Spokane area housing projects receive funding from state

Two projects in Spokane were part of a $9.9 million grant and loan program announced Thursday by the Washington state’s Department of Commerce.

The Hifumi En apartments, near the South Perry District, has 41 apartments reserved for people age 62 and older, as well as disabled individuals who have very-low or extremely low income. The complex was purchased and first made into affordable housing for first-, second- and third-generation Japanese people in Spokane in the 1960s with money raised by Spokane’s Japanese community and U.S. Department of Housing and Urban Development funds. It is now owned and operated by the Spokane Housing Authority and no longer serves the Japanese community primarily. It received $171,000.

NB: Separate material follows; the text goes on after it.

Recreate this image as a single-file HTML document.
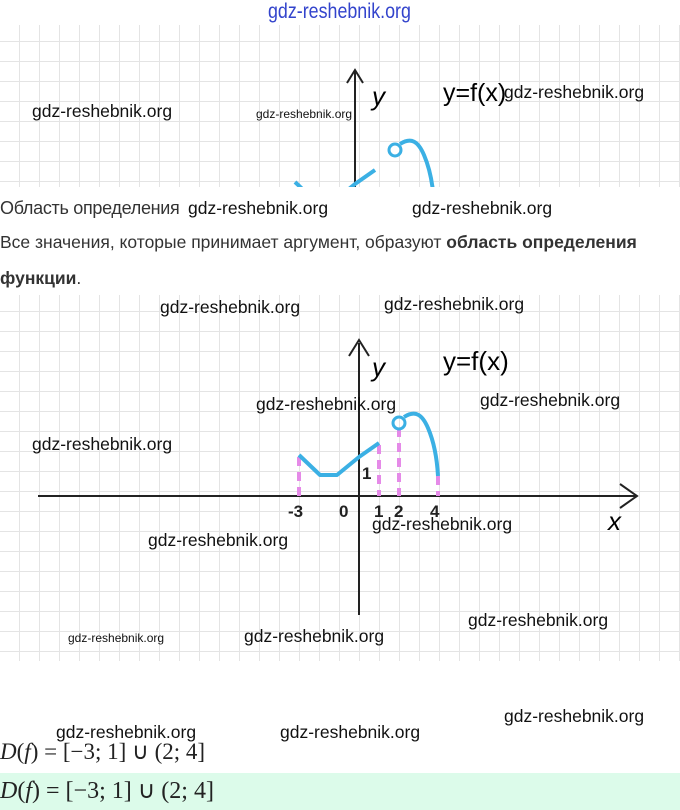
<!DOCTYPE html>
<html><head><meta charset="utf-8"><style>
body{margin:0;width:680px;height:810px;position:relative;background:#fff;font-family:"Liberation Sans",sans-serif;overflow:hidden}
.a{position:absolute;white-space:nowrap}
.w{font-family:"Liberation Sans",sans-serif;font-size:17.5px;color:#111;position:absolute;white-space:nowrap}
.s{font-size:12px}
.grid{position:absolute;left:0;width:680px;background-color:#fff;background-image:linear-gradient(#e4e4e4 1px,transparent 1px),linear-gradient(90deg,#e4e4e4 1px,transparent 1px);background-size:20px 20px;background-position:-1px -4px;overflow:hidden}
.m{font-family:"Liberation Serif",serif;color:#222}
</style></head><body>
<div class="a" style="left:268px;top:0px;font-size:21px;color:#3344cc;transform:scaleX(0.85);transform-origin:left">gdz-reshebnik.org</div>

<div class="grid" style="top:25px;height:162px">
<svg width="680" height="162" style="position:absolute;left:0;top:0">
<g transform="translate(-4,-298)">
<line x1="359" y1="345" x2="359" y2="620" stroke="#222" stroke-width="2"/>
<polyline points="351,356 359,343 367,356" fill="none" stroke="#222" stroke-width="2"/>
<polyline points="299,455 320,475 337,475 359,457 379,443" fill="none" stroke="#3bb0e4" stroke-width="4" stroke-linejoin="round"/>
<circle cx="399" cy="423" r="6" fill="none" stroke="#3bb0e4" stroke-width="3"/>
<path d="M404,417 C415,410 422,414 428,428 C434,442 437,458 438,476" fill="none" stroke="#3bb0e4" stroke-width="4"/>
</g>
<text x="372" y="80" font-size="26" font-style="italic" font-family="Liberation Sans">y</text>
<text x="443" y="76" font-size="25" font-family="Liberation Sans">y=f(x)</text>
</svg>
</div>
<div class="w" style="left:32px;top:101px">gdz-reshebnik.org</div>
<div class="w s" style="left:256px;top:107px">gdz-reshebnik.org</div>
<div class="w" style="left:504px;top:82px">gdz-reshebnik.org</div>

<div class="a" style="left:0;top:198px;font-size:18px;color:#333;letter-spacing:-0.3px">Область определения</div>
<div class="w" style="left:188px;top:198px">gdz-reshebnik.org</div>
<div class="w" style="left:412px;top:198px">gdz-reshebnik.org</div>
<div class="a" style="left:0;top:232px;font-size:17.5px;color:#333">Все значения, которые принимает аргумент, образуют <b>область определения</b></div>
<div class="a" style="left:0;top:268px;font-size:17.5px;color:#333"><b>функции</b>.</div>

<div class="grid" style="top:295px;height:366px">
<svg width="680" height="366" style="position:absolute;left:0;top:0">
<g transform="translate(0,-295)">
<line x1="359" y1="343" x2="359" y2="615" stroke="#222" stroke-width="2"/>
<polyline points="349,356 359,340 369,356" fill="none" stroke="#222" stroke-width="2"/>
<line x1="38" y1="496" x2="636" y2="496" stroke="#222" stroke-width="2"/>
<polyline points="620,484 637,496 620,508" fill="none" stroke="#222" stroke-width="2"/>
<g stroke="#e58ae8" stroke-width="4" stroke-dasharray="9,6">
<line x1="299" y1="457" x2="299" y2="496"/><line x1="379" y1="445" x2="379" y2="496"/>
<line x1="399" y1="428" x2="399" y2="496"/><line x1="438" y1="476" x2="438" y2="496"/>
</g>
<polyline points="299,455 320,475 337,475 359,457 379,443" fill="none" stroke="#3bb0e4" stroke-width="4" stroke-linejoin="round"/>
<circle cx="399" cy="423" r="6" fill="none" stroke="#3bb0e4" stroke-width="3"/>
<path d="M404,417 C415,410 422,414 428,428 C434,442 437,458 438,476" fill="none" stroke="#3bb0e4" stroke-width="4"/>
<g font-family="Liberation Sans" font-size="17" font-weight="bold" fill="#222">
<text x="288" y="517">-3</text><text x="339" y="517">0</text><text x="374" y="517">1</text><text x="394" y="517">2</text><text x="430" y="517">4</text><text x="362" y="479">1</text>
</g>
<text x="372" y="376" font-size="26" font-style="italic" font-family="Liberation Sans">y</text>
<text x="443" y="370" font-size="26" font-family="Liberation Sans">y=f(x)</text>
<text x="608" y="530" font-size="26" font-style="italic" font-family="Liberation Sans">x</text>
</g>
</svg>
</div>
<div class="w" style="left:160px;top:297px">gdz-reshebnik.org</div>
<div class="w" style="left:384px;top:294px">gdz-reshebnik.org</div>
<div class="w" style="left:256px;top:394px">gdz-reshebnik.org</div>
<div class="w" style="left:480px;top:390px">gdz-reshebnik.org</div>
<div class="w" style="left:32px;top:434px">gdz-reshebnik.org</div>
<div class="w" style="left:372px;top:514px">gdz-reshebnik.org</div>
<div class="w" style="left:148px;top:530px">gdz-reshebnik.org</div>
<div class="w" style="left:468px;top:610px">gdz-reshebnik.org</div>
<div class="w s" style="left:68px;top:631px">gdz-reshebnik.org</div>
<div class="w" style="left:244px;top:626px">gdz-reshebnik.org</div>

<div class="w" style="left:504px;top:706px">gdz-reshebnik.org</div>
<div class="w" style="left:56px;top:722px">gdz-reshebnik.org</div>
<div class="w" style="left:280px;top:722px">gdz-reshebnik.org</div>
<div class="a m" style="left:0;top:739px;font-size:23px"><i>D</i>(<i>f</i>) = [−3; 1] ∪ (2; 4]</div>
<div style="position:absolute;left:0;top:773px;width:680px;height:37px;background:#dcfbea"></div>
<div class="a m" style="left:0;top:776px;font-size:24px"><i>D</i>(<i>f</i>) = [−3; 1] ∪ (2; 4]</div>
</body></html>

The Spokane Neighborhood Action Partners received nearly $430,000 for its Riverwalk Point I apartment complex just east of the Hillyard neighborhood outside of city limits on the Spokane River. The 53 units are reserved for the recently homeless, families with children and low-income people.

The new funds, which come from the state’s Housing Trust Fund, will go to 23 projects across the state, and preserve 1,179 multifamily rental and shelter units. Nearly 800 of those will be occupied by households earning 30 percent or less of the area median income.

According to the state Commerce Department, the estimated total cost to complete such preservation work exceeds $64 million, and the state estimated that each dollar it invests will leverage more than $5 in additional funding from other private, public, nonprofit and community organizations.